Nos jugamos mucho con Grecia. Nos
va en ello bastante más que el dinero, y eso que no es poco. La credibilidad, el
futuro del proyecto europeo, el tratar de tapar heridas reabiertas estos días,
azuzadas por los nacionalismos que nos han desagarrado a lo largo de siglos de
guerras crueles y carentes de sentido. Un acuerdo griego, aun malo, y
probablemente provisional, es mejor que cualquier otra cosa, y desde luego
mejor que la salida. Quizás no haya alternativas buenas, y debamos optar entre
lo malo y lo peor. En ese caso, no lo duden, usen la teoría del mal menor de
Ignatieff y dejen que los griegos nos engañen con sus cuentas. Eso antes de que
veamos escenas no deseadas en Atenas.
Coincidiendo con este escenario
convulso, se cumplen ahora veinte años del genocidio perpetrado por las tropas
serbias sobre el enclave bosnio de Srebrenica. Más de ocho mil musulmanes
bosnios fueron asesinados en pocos días por soldados de las milicias
serbobosnias que eran dirigidos por el militar Radtko Mladic y espoleados por
el psicólogo y líder de aquel sueño panserbio que se llamaba Slobodan
Milosevic. Tras años de guerra, en los que el sitio de Sarajevo fue lo más
conocido del conflicto, la vileza y crueldad que se desató en aquella región
de, sí, Europa, alcanzó simas como no las había tocado desde la II Guerra
Mundial, una guerra iniciada como otras tantas en, sí, Europa. En las guerras
de los Balcanes de los noventa, donde año tras año el conflicto se extendía
entre todas las regiones para dejarlas lo más arrasadas y étnicamente “limpias”
posibles, la absoluta responsabilidad de lo sucedido fue de, sí, Europa. No
quisimos ver lo que allí se estaba fraguando, no quisimos actuar para evitarlo,
no nos importaron sus consecuencias y, aún hoy en día, apenas sabemos nada de
lo que allí pasó ni tenemos el más mínimo complejo de culpa al respecto.
Srebrenica era, en teoría, una zona segura custodiada por soldados holandeses,
encuadrados en las fuerzas de los cascos azules de la ONU. Esos soldados, que
eran tan europeos como los que finalmente murieron y los asesinos que les
mataron, no hicieron nada para evitar aquella matanza. Quizás no imaginaron lo
que podía suceder, no les entraba en la cabeza que las fuerzas de Mladic, una
vez rodeada y tomada la población, exterminarían a sus habitantes. Pensaron
quizás que los trasladarían a un gueto, y allí les custodiarían, y su papel,
como soldados de interposición, se limitaría a controlar la caravana de la vergüenza
e impedir que nadie se cayera por los arcenes o quedara atrás. Mladic no hizo
nada de eso. Separó a hombres, mujeres y niños, asesino a todos los primeros y
a varios de los últimos, y usó a las mujeres como premio para sus valientes
ejecutores. Y los cascos azules holandeses nada hicieron para evitar aquello.

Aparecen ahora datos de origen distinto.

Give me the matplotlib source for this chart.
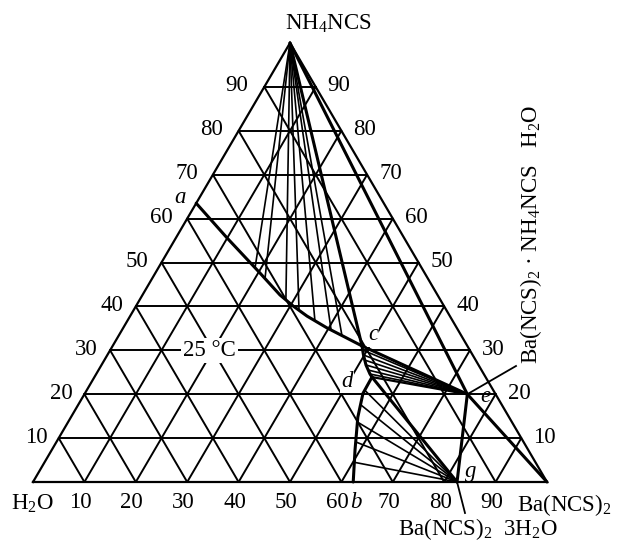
import numpy as np
import matplotlib
matplotlib.use("Agg")
import matplotlib.pyplot as plt

# ---------------- data (fractions: B = Ba(NCS)2, N = NH4NCS) ----------------
ticks = [10, 20, 30, 40, 50, 60, 70, 80, 90]

# solubility curve a-c (NH4NCS branch)
curve_ac_B = [0.000, 0.0995, 0.2036, 0.2675, 0.3055, 0.344, 0.3965, 0.442, 0.485]
curve_ac_N = [0.635, 0.556, 0.476, 0.426, 0.401, 0.378, 0.351, 0.330, 0.310]
# curve c-d (double salt branch)
curve_cd_B = [0.485, 0.4983, 0.5146, 0.5326, 0.540]
curve_cd_N = [0.310, 0.2893, 0.2665, 0.246, 0.239]
# curve d-b (trihydrate branch)
curve_db_B = [0.540, 0.541, 0.558, 0.590, 0.623]
curve_db_N = [0.239, 0.202, 0.148, 0.073, 0.000]

# special points
pt_top = (0.0, 1.0)        # NH4NCS
pt_ba = (1.0, 0.0)         # Ba(NCS)2
pt_c = (0.485, 0.310)
pt_d = (0.540, 0.239)
pt_e = (0.745, 0.200)      # Ba(NCS)2.NH4NCS.H2O
pt_g = (0.825, 0.000)      # Ba(NCS)2.3H2O

# tie-line liquid ends
tie_top_B = [0.188, 0.2196, 0.285, 0.321, 0.365, 0.407, 0.434]
tie_top_N = [0.488, 0.4636, 0.414, 0.393, 0.367, 0.346, 0.334]
tie_e_B = [0.4909, 0.4983, 0.506, 0.5146, 0.5243, 0.5326]
tie_e_N = [0.3007, 0.2893, 0.2779, 0.2665, 0.2551, 0.246]
tie_g_B = [0.541, 0.551, 0.564, 0.583, 0.602]
tie_g_N = [0.209, 0.175, 0.136, 0.091, 0.045]

# ---------------- helpers ----------------
H = np.sqrt(3) / 2


def tern(B, N):
    B = np.asarray(B, float)
    N = np.asarray(N, float)
    return B + N / 2, N * H


plt.rcParams["font.family"] = ["Liberation Serif", "DejaVu Serif"]
plt.rcParams["mathtext.fontset"] = "custom"
plt.rcParams["mathtext.rm"] = "Liberation Serif"
plt.rcParams["mathtext.it"] = "Liberation Serif:italic"

W, Hpx = 624, 543
fig = plt.figure(figsize=(W / 100, Hpx / 100), dpi=100)
ax = fig.add_axes([0, 0, 1, 1])
x0, base, wpx, hpx = 33, 482, 514, 439
ax.set_xlim(-x0 / wpx, (W - x0) / wpx)
ax.set_ylim(-(Hpx - base) / hpx * H, base / hpx * H)
ax.axis("off")

LW_GRID = 1.4
LW_THICK = 2.2
LW_TIE = 1.2
FS = 16.5
K = "black"


def seg(p, q, lw, z=2):
    x, y = tern([p[0], q[0]], [p[1], q[1]])
    ax.plot(x, y, color=K, lw=lw, solid_capstyle="round", zorder=z)


# triangle frame
fx, fy = tern([0, 1, 0, 0], [0, 0, 1, 0])
ax.plot(fx, fy, color=K, lw=LW_GRID + 0.2, zorder=2, solid_joinstyle="miter")

# grid
for t in ticks:
    f = t / 100
    seg((0, f), (1 - f, f), LW_GRID, 1)          # constant NH4NCS
    seg((f, 0), (f, 1 - f), LW_GRID, 1)          # constant Ba(NCS)2
    seg((1 - f, 0), (0, 1 - f), LW_GRID, 1)      # constant H2O

# tie lines
for b, n in zip(tie_top_B, tie_top_N):
    seg(pt_top, (b, n), LW_TIE)
for b, n in zip(tie_e_B, tie_e_N):
    seg(pt_e, (b, n), LW_TIE)
for b, n in zip(tie_g_B, tie_g_N):
    seg(pt_g, (b, n), LW_TIE)

# solubility curves
for cb, cn in [(curve_ac_B, curve_ac_N), (curve_cd_B, curve_cd_N), (curve_db_B, curve_db_N)]:
    x, y = tern(cb, cn)
    ax.plot(x, y, color=K, lw=LW_THICK, zorder=3, solid_capstyle="round",
            solid_joinstyle="round")

# three-phase triangles / compound joins
seg(pt_top, pt_c, LW_THICK, 3)
seg(pt_top, pt_e, LW_THICK, 3)
seg(pt_c, pt_e, LW_THICK, 3)
seg(pt_d, pt_e, LW_TIE + 0.4, 3)
seg(pt_d, pt_g, LW_THICK, 3)
seg(pt_e, pt_g, LW_THICK, 3)
seg(pt_e, pt_ba, LW_THICK, 3)

# ---------------- tick labels ----------------
pt2px = 0.72  # points per pixel at 100 dpi
for t in ticks:
    f = t / 100
    x, y = tern(0, f)
    gap = 10 + 7 * f
    ax.annotate(str(t), (x, y), xytext=(-gap * pt2px, 1 * pt2px), textcoords="offset points",
                ha="right", va="center", fontsize=FS)
    x, y = tern(1 - f, f)
    ax.annotate(str(t), (x, y), xytext=(12 * pt2px, 1 * pt2px), textcoords="offset points",
                ha="left", va="center", fontsize=FS)
    x, y = tern(f, 0)
    ax.annotate(str(t), (x, y), xytext=(-4 * pt2px, -21 * pt2px), textcoords="offset points",
                ha="center", va="center", fontsize=FS)


# point labels
def plabel(p, txt, dx, dy, box=False):
    x, y = tern(*p)
    kw = dict(xytext=(dx * pt2px, dy * pt2px), textcoords="offset points",
              ha="center", va="center", fontsize=FS, style="italic", zorder=5)
    if box:
        kw["bbox"] = dict(boxstyle="square,pad=0.05", fc="white", ec="none")
    ax.annotate(txt, (x, y), **kw)


plabel((curve_ac_B[0], curve_ac_N[0]), "a", -16, 6)
plabel((curve_db_B[-1], curve_db_N[-1]), "b", 3, -21)
plabel(pt_c, "c", 11, 11, box=True)
plabel(pt_d, "d", -25, -4, box=True)
plabel(pt_e, "e", 18, -2)
plabel(pt_g, "g", 14, 10)

# temperature label
ax.text(*tern(0.194, 0.30), "25 °C", ha="center", va="center", fontsize=FS, zorder=5,
        bbox=dict(boxstyle="square,pad=0.1", fc="white", ec="none"))


# vertex labels
def px(xp, yp):
    return (xp - x0) / wpx, (base - yp) / hpx * H


ax.text(*px(285, 24), "NH$_4$NCS", ha="left", va="center", fontsize=FS)
ax.text(*px(32, 504), "H$_2$O", ha="center", va="center", fontsize=FS)
ax.text(*px(517, 505), "Ba(NCS)$_2$", ha="left", va="center", fontsize=FS)
ax.text(*px(478, 529), "Ba(NCS)$_2$  3H$_2$O", ha="center", va="center", fontsize=FS)
ax.text(*px(531, 234), "Ba(NCS)$_2$ · NH$_4$NCS   H$_2$O", ha="center", va="center",
        rotation=90, fontsize=16.5)

# pointer lines
ex, ey = tern(*pt_e)
lx, ly = px(516, 366)
ax.plot([ex, lx], [ey, ly], color=K, lw=1.3, zorder=4)
gx, gy = tern(*pt_g)
hx, hy = px(465, 513)
ax.plot([gx, hx], [gy, hy], color=K, lw=1.3, zorder=4)

fig.savefig("out.png", dpi=100, facecolor="white")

Nada. Y el resto de Europa hizo exactamente lo mismo. Nada. Cuando poco a poco
empezó a salir a la luz lo que había pasado en aquella localidad bosnia el velo
de la vergüenza empezó a cubrirnos y las manifestaciones de duelo se sucedieron.
Duelo falso, lágrimas de cocodrilo, muy habituales en Europa, con llamadas a
posteriori para evitar lo que se produzca lo que ya sabíamos que se estaba
produciendo ante nuestros cerrados ojos. Al igual que hoy en día lamentamos las
muertes de la inmigración ilegal pero no hacemos nada para evitarlas, entonces
no hicimos nada para evitar unos asesinatos que pocas voces, pero muy claras,
nos advertían de que podrían tener lugar. No escuchamos aquellas voces. Y
gracias a eso, varias miles de voces fueron apagadas para siempre, sobre la torturada
y sangrienta tierra de Europa, a manos de europeos.
Hace
poco he terminado de leer un libro conmovedor llamado Sarajevo, escrito por el
periodista Alfonso Armada. Cronista internacional de prestigio, ahora en el
ABC, en la guerra de Bosnia trabajaba para El País. En este libro Armada
incluye los artículos que enviaba a la redacción sobre el sitio a la capital
Bosnia e incluye sus reflexiones, en las que busca la esperanza en medio de la
amargura e impotencia de saber que lo que narra no evitará ninguna muerte,
porque a nadie le importa la guerra. El libro acaba en el presente, en un viaje
que Armada hace con viejos compañeros de aquellos tiempos a Srebrenica. Léanlo,
descubrirán lo que es periodismo de verdad, y homenajearán a quienes perdieron
la vida en Europa, hace veinte años.